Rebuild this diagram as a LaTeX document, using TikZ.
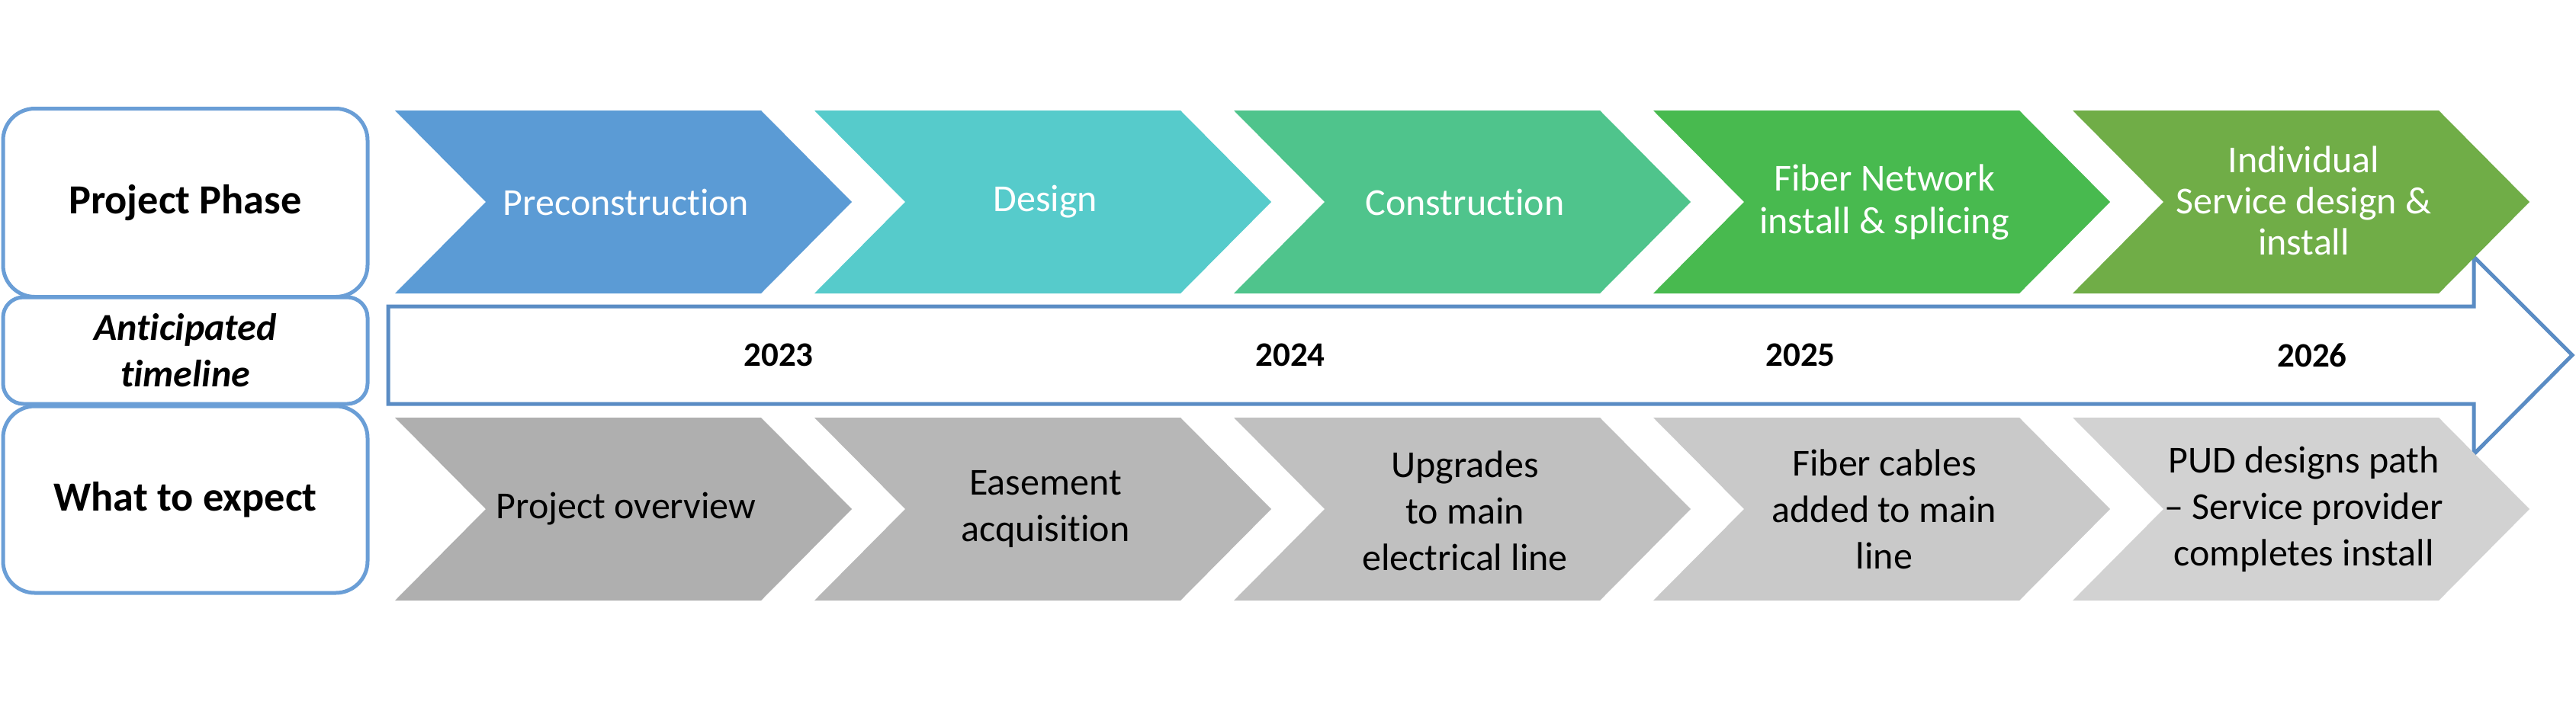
\documentclass[tikz,border=0pt]{standalone}
\usepackage{fontspec}
\setmainfont{Carlito}[Ligatures={NoCommon}]
\definecolor{boxblue}{HTML}{6A9ED6}
\definecolor{arrowblue}{HTML}{5A8CC4}
\definecolor{ph1}{HTML}{5B9BD5}
\definecolor{ph2}{HTML}{56CBCB}
\definecolor{ph3}{HTML}{4FC48C}
\definecolor{ph4}{HTML}{48BA4F}
\definecolor{ph5}{HTML}{70AD47}
\definecolor{ex1}{HTML}{AFAFAF}
\definecolor{ex2}{HTML}{B7B7B7}
\definecolor{ex3}{HTML}{C0C0C0}
\definecolor{ex4}{HTML}{C9C9C9}
\definecolor{ex5}{HTML}{D2D2D2}
\begin{document}
\begin{tikzpicture}[x=0.3pt,y=-0.3pt,
  labelbox/.style={draw=boxblue, line width=1.5pt, fill=white, minimum width=143.4pt, inner sep=0pt, align=center, text=black},
  phasetext/.style={text=white, align=center, inner sep=0pt, font=\fontsize{15pt}{16.8pt}\selectfont},
  expecttext/.style={text=black, align=center, inner sep=0pt, font=\fontsize{15pt}{18.3pt}\selectfont},
  yeartext/.style={text=black, inner sep=0pt, font=\fontsize{13.5pt}{16pt}\selectfont\bfseries},
  timearrow/.style={draw=arrowblue, line width=1.5pt, fill=white, line join=miter}
]
\useasboundingbox (0,0) rectangle (3378,932);

% left label boxes
\node[labelbox, minimum height=74.1pt, rounded corners=12.5pt, font=\fontsize{16.3pt}{19pt}\selectfont\bfseries] (lab1) at (243,266) {Project Phase};
\node[labelbox, minimum height=42pt, rounded corners=8pt, font=\fontsize{15pt}{18.3pt}\selectfont\bfseries\itshape] (lab2) at (243,460) {Anticipated\\timeline};
\node[labelbox, minimum height=73.5pt, rounded corners=12.5pt, font=\fontsize{16.3pt}{19pt}\selectfont\bfseries] (lab3) at (243,655.5) {What to expect};

% timeline arrow
\coordinate (arrowtail) at (509,466);
\coordinate (arrowtip) at (3373,466);
\draw[timearrow] (509,402) -- (3244,402) -- (3244,337) -- (arrowtip) -- (3244,596) -- (3244,530) -- (509,530) -- cycle;

% chevrons
\foreach \L/\c/\n in {518/ph1/p1,1068/ph2/p2,1618/ph3/p3,2168/ph4/p4,2718/ph5/p5}{
  \fill[\c] (\L,145) -- ({\L+480},145) -- ({\L+599},265) -- ({\L+480},385) -- (\L,385) -- ({\L+119},265) -- cycle;
}
\foreach \L/\c/\n in {518/ex1/e1,1068/ex2/e2,1618/ex3/e3,2168/ex4/e4,2718/ex5/e5}{
  \fill[\c] (\L,548) -- ({\L+480},548) -- ({\L+599},668) -- ({\L+480},788) -- (\L,788) -- ({\L+119},668) -- cycle;
}

% phase texts
\node[phasetext] (p1) at (821,265) {Preconstruction};
\node[phasetext] (p2) at (1371,265) {Design};
\node[phasetext] (p3) at (1921,265) {Construction};
\node[phasetext] (p4) at (2471,265) {Fiber Network\\install \& splicing};
\node[phasetext, font=\fontsize{15pt}{16.2pt}\selectfont] (p5) at (3021,263) {Individual\\Service design \&\\install};

% years
\node[yeartext] (y1) at (1021,466) {2023};
\node[yeartext] (y2) at (1692,466) {2024};
\node[yeartext] (y3) at (2361,466) {2025};
\node[yeartext] (y4) at (3032,466) {2026};

% expectation texts
\node[expecttext] (e1) at (821,668) {Project overview};
\node[expecttext] (e2) at (1371,668) {Easement\\acquisition};
\node[expecttext] (e3) at (1921,670) {Upgrades\\to main\\electrical line};
\node[expecttext] (e4) at (2471,668) {Fiber cables\\added to main\\line};
\node[expecttext] (e5) at (3021,668) {PUD designs path\\– Service provider\\completes install};
\end{tikzpicture}
\end{document}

▬▬▬

What the task asks
Every line of the data above should be quoted exactly. Omit the pictures.

Task result
Rebuild this diagram as a LaTeX document, using TikZ.
\documentclass[tikz,border=0pt]{standalone}
\usepackage{fontspec}
\setmainfont{Carlito}[Ligatures={NoCommon}]
\definecolor{boxblue}{HTML}{6A9ED6}
\definecolor{arrowblue}{HTML}{5A8CC4}
\definecolor{ph1}{HTML}{5B9BD5}
\definecolor{ph2}{HTML}{56CBCB}
\definecolor{ph3}{HTML}{4FC48C}
\definecolor{ph4}{HTML}{48BA4F}
\definecolor{ph5}{HTML}{70AD47}
\definecolor{ex1}{HTML}{AFAFAF}
\definecolor{ex2}{HTML}{B7B7B7}
\definecolor{ex3}{HTML}{C0C0C0}
\definecolor{ex4}{HTML}{C9C9C9}
\definecolor{ex5}{HTML}{D2D2D2}
\begin{document}
\begin{tikzpicture}[x=0.3pt,y=-0.3pt,
  labelbox/.style={draw=boxblue, line width=1.5pt, fill=white, minimum width=143.4pt, inner sep=0pt, align=center, text=black},
  phasetext/.style={text=white, align=center, inner sep=0pt, font=\fontsize{15pt}{16.8pt}\selectfont},
  expecttext/.style={text=black, align=center, inner sep=0pt, font=\fontsize{15pt}{18.3pt}\selectfont},
  yeartext/.style={text=black, inner sep=0pt, font=\fontsize{13.5pt}{16pt}\selectfont\bfseries},
  timearrow/.style={draw=arrowblue, line width=1.5pt, fill=white, line join=miter}
]
\useasboundingbox (0,0) rectangle (3378,932);

% left label boxes
\node[labelbox, minimum height=74.1pt, rounded corners=12.5pt, font=\fontsize{16.3pt}{19pt}\selectfont\bfseries] (lab1) at (243,266) {Project Phase};
\node[labelbox, minimum height=42pt, rounded corners=8pt, font=\fontsize{15pt}{18.3pt}\selectfont\bfseries\itshape] (lab2) at (243,460) {Anticipated\\timeline};
\node[labelbox, minimum height=73.5pt, rounded corners=12.5pt, font=\fontsize{16.3pt}{19pt}\selectfont\bfseries] (lab3) at (243,655.5) {What to expect};

% timeline arrow
\coordinate (arrowtail) at (509,466);
\coordinate (arrowtip) at (3373,466);
\draw[timearrow] (509,402) -- (3244,402) -- (3244,337) -- (arrowtip) -- (3244,596) -- (3244,530) -- (509,530) -- cycle;

% chevrons
\foreach \L/\c/\n in {518/ph1/p1,1068/ph2/p2,1618/ph3/p3,2168/ph4/p4,2718/ph5/p5}{
  \fill[\c] (\L,145) -- ({\L+480},145) -- ({\L+599},265) -- ({\L+480},385) -- (\L,385) -- ({\L+119},265) -- cycle;
}
\foreach \L/\c/\n in {518/ex1/e1,1068/ex2/e2,1618/ex3/e3,2168/ex4/e4,2718/ex5/e5}{
  \fill[\c] (\L,548) -- ({\L+480},548) -- ({\L+599},668) -- ({\L+480},788) -- (\L,788) -- ({\L+119},668) -- cycle;
}

% phase texts
\node[phasetext] (p1) at (821,265) {Preconstruction};
\node[phasetext] (p2) at (1371,265) {Design};
\node[phasetext] (p3) at (1921,265) {Construction};
\node[phasetext] (p4) at (2471,265) {Fiber Network\\install \& splicing};
\node[phasetext, font=\fontsize{15pt}{16.2pt}\selectfont] (p5) at (3021,263) {Individual\\Service design \&\\install};

% years
\node[yeartext] (y1) at (1021,466) {2023};
\node[yeartext] (y2) at (1692,466) {2024};
\node[yeartext] (y3) at (2361,466) {2025};
\node[yeartext] (y4) at (3032,466) {2026};

% expectation texts
\node[expecttext] (e1) at (821,668) {Project overview};
\node[expecttext] (e2) at (1371,668) {Easement\\acquisition};
\node[expecttext] (e3) at (1921,670) {Upgrades\\to main\\electrical line};
\node[expecttext] (e4) at (2471,668) {Fiber cables\\added to main\\line};
\node[expecttext] (e5) at (3021,668) {PUD designs path\\– Service provider\\completes install};
\end{tikzpicture}
\end{document}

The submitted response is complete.